◆ TO BE DONE
Give every line of the material again, exactly as written.

◆ SUPPLIED MATERIAL
────

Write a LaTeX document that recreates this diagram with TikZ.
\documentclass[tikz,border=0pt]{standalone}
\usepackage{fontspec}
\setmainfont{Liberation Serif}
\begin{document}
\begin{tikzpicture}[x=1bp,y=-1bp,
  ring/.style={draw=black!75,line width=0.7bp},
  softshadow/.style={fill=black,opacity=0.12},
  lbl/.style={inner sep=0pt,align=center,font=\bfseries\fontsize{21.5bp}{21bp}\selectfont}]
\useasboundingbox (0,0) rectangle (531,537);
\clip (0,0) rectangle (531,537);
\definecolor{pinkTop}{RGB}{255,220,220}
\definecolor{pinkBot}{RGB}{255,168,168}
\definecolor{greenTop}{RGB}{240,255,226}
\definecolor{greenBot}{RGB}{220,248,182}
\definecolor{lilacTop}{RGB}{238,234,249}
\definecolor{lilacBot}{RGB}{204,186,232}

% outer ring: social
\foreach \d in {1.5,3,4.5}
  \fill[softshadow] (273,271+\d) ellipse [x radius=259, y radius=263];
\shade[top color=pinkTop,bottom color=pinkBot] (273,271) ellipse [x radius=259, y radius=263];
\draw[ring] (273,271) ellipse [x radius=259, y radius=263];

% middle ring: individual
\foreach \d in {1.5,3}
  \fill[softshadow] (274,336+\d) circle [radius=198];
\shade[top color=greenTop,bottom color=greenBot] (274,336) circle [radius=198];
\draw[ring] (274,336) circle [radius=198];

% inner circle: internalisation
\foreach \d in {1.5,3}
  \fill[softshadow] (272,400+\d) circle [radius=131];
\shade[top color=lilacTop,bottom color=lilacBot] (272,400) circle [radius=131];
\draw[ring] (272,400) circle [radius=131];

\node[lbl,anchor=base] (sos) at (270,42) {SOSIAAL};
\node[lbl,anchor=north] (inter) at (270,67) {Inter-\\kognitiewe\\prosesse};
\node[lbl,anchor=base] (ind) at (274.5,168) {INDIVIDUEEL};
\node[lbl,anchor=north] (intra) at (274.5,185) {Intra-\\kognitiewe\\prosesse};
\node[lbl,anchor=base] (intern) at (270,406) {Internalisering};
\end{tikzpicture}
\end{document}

────

◆ SOLUTION TO THIS EXERCISE
Write a LaTeX document that recreates this diagram with TikZ.
\documentclass[tikz,border=0pt]{standalone}
\usepackage{fontspec}
\setmainfont{Liberation Serif}
\begin{document}
\begin{tikzpicture}[x=1bp,y=-1bp,
  ring/.style={draw=black!75,line width=0.7bp},
  softshadow/.style={fill=black,opacity=0.12},
  lbl/.style={inner sep=0pt,align=center,font=\bfseries\fontsize{21.5bp}{21bp}\selectfont}]
\useasboundingbox (0,0) rectangle (531,537);
\clip (0,0) rectangle (531,537);
\definecolor{pinkTop}{RGB}{255,220,220}
\definecolor{pinkBot}{RGB}{255,168,168}
\definecolor{greenTop}{RGB}{240,255,226}
\definecolor{greenBot}{RGB}{220,248,182}
\definecolor{lilacTop}{RGB}{238,234,249}
\definecolor{lilacBot}{RGB}{204,186,232}

% outer ring: social
\foreach \d in {1.5,3,4.5}
  \fill[softshadow] (273,271+\d) ellipse [x radius=259, y radius=263];
\shade[top color=pinkTop,bottom color=pinkBot] (273,271) ellipse [x radius=259, y radius=263];
\draw[ring] (273,271) ellipse [x radius=259, y radius=263];

% middle ring: individual
\foreach \d in {1.5,3}
  \fill[softshadow] (274,336+\d) circle [radius=198];
\shade[top color=greenTop,bottom color=greenBot] (274,336) circle [radius=198];
\draw[ring] (274,336) circle [radius=198];

% inner circle: internalisation
\foreach \d in {1.5,3}
  \fill[softshadow] (272,400+\d) circle [radius=131];
\shade[top color=lilacTop,bottom color=lilacBot] (272,400) circle [radius=131];
\draw[ring] (272,400) circle [radius=131];

\node[lbl,anchor=base] (sos) at (270,42) {SOSIAAL};
\node[lbl,anchor=north] (inter) at (270,67) {Inter-\\kognitiewe\\prosesse};
\node[lbl,anchor=base] (ind) at (274.5,168) {INDIVIDUEEL};
\node[lbl,anchor=north] (intra) at (274.5,185) {Intra-\\kognitiewe\\prosesse};
\node[lbl,anchor=base] (intern) at (270,406) {Internalisering};
\end{tikzpicture}
\end{document}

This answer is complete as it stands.